Saturday, September 20, 2008

Ross Mirkarmi: Errand boy for the Bicycle Coalition

The Bicycle Coalition's questionnaire has this question for District 5 candidates:

In the next year, the City’s Bicycle Plan should be re-instated after a 3-year delay in physical bike improvements on city property, which was caused by a lawsuit and a slow Environmental Review process. The silver lining to this frustrating situation is that a significant package of Bike Network improvements---50+ proposals for bike lanes and intersection improvements throughout the city---will be fully analyzed and ready for legislation and implementation. Will you support approval and implementation of this full package of projects, which will fill significant gaps in the Citywide Bike Network and which, in some cases may include removal of existing on-street parking or traffic lanes?

Supervisor Mirkarimi simply answered "Yes." He will "support approval and implementation of this full package" even before he knows what's in it! He got the endorsement of the Bicycle Coalition in 2004 and, not surprisingly, he got it again this year.

My answer of course was "No," followed by the obvious question:

How can you ask anyone to approve a "full package" when supposedly no one knows what's in it yet? I know: Mirkarimi will give you a blank check regardless of what's in the final package, and other candidates will, too, simply because they perceive the SFBC as a powerful interest group...

The next question lists the streets on the SFBC's priority list: 2nd Street, 5th Street, 17th Street, Masonic Ave., Cesar Chavez Ave., Bayshore Blvd., Illinois St., and Portola Ave. Candidates are asked to approve creating bike lanes on all these streets, even if it requires "removing traffic lanes and/or street parking."

Again Mirkarimi answers "Yes" to every street! In fact Mirkarimi answers "Yes" to everything in the SFBC questionnaire, with no comments or doubts about anything the SFBC wants to do to city streets, including encouraging the city's schoolchildren to ride bikes to school.

Funny but except on his endorsements page, Mirkarimi's website doesn't mention the SF Bicycle Coalition, the Bicycle Plan, or his vote to make it part of the General Plan without any environmental review. Or the leading role he's played in level of service (LOS) "reform"---the attempt by the Bicycle Coalition to eliminate serious traffic studies so that they can implement their "improvements" wherever they want in the city, including removing street parking and traffic lanes to make bike lanes.

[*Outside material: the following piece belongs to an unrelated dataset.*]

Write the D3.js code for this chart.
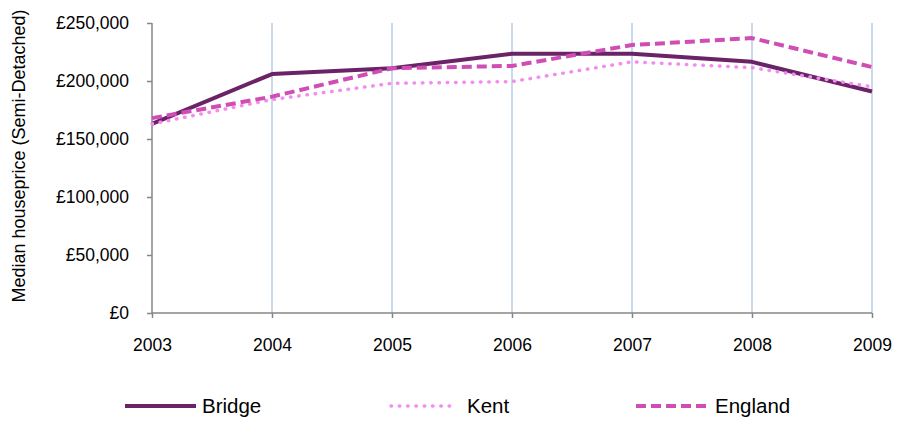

Is Mirkarimi now embarrassed about his mindless support for whatever the Bicycle Coalition wants to do to our streets? In fact the word "bicycles" doesn't appear anywhere on his website, except for this so-called accomplishment: "Introducing resolution to create bicyclist-friendly crossing-light system at intersection of Fell and Masonic."

It's not surprising that he doesn't mention his support for Critical Mass, but his failure to mention his steadfast leadership on all things bike-related is a little odd. It's almost as if he thought that the bike issue is a political liability, even in District 5.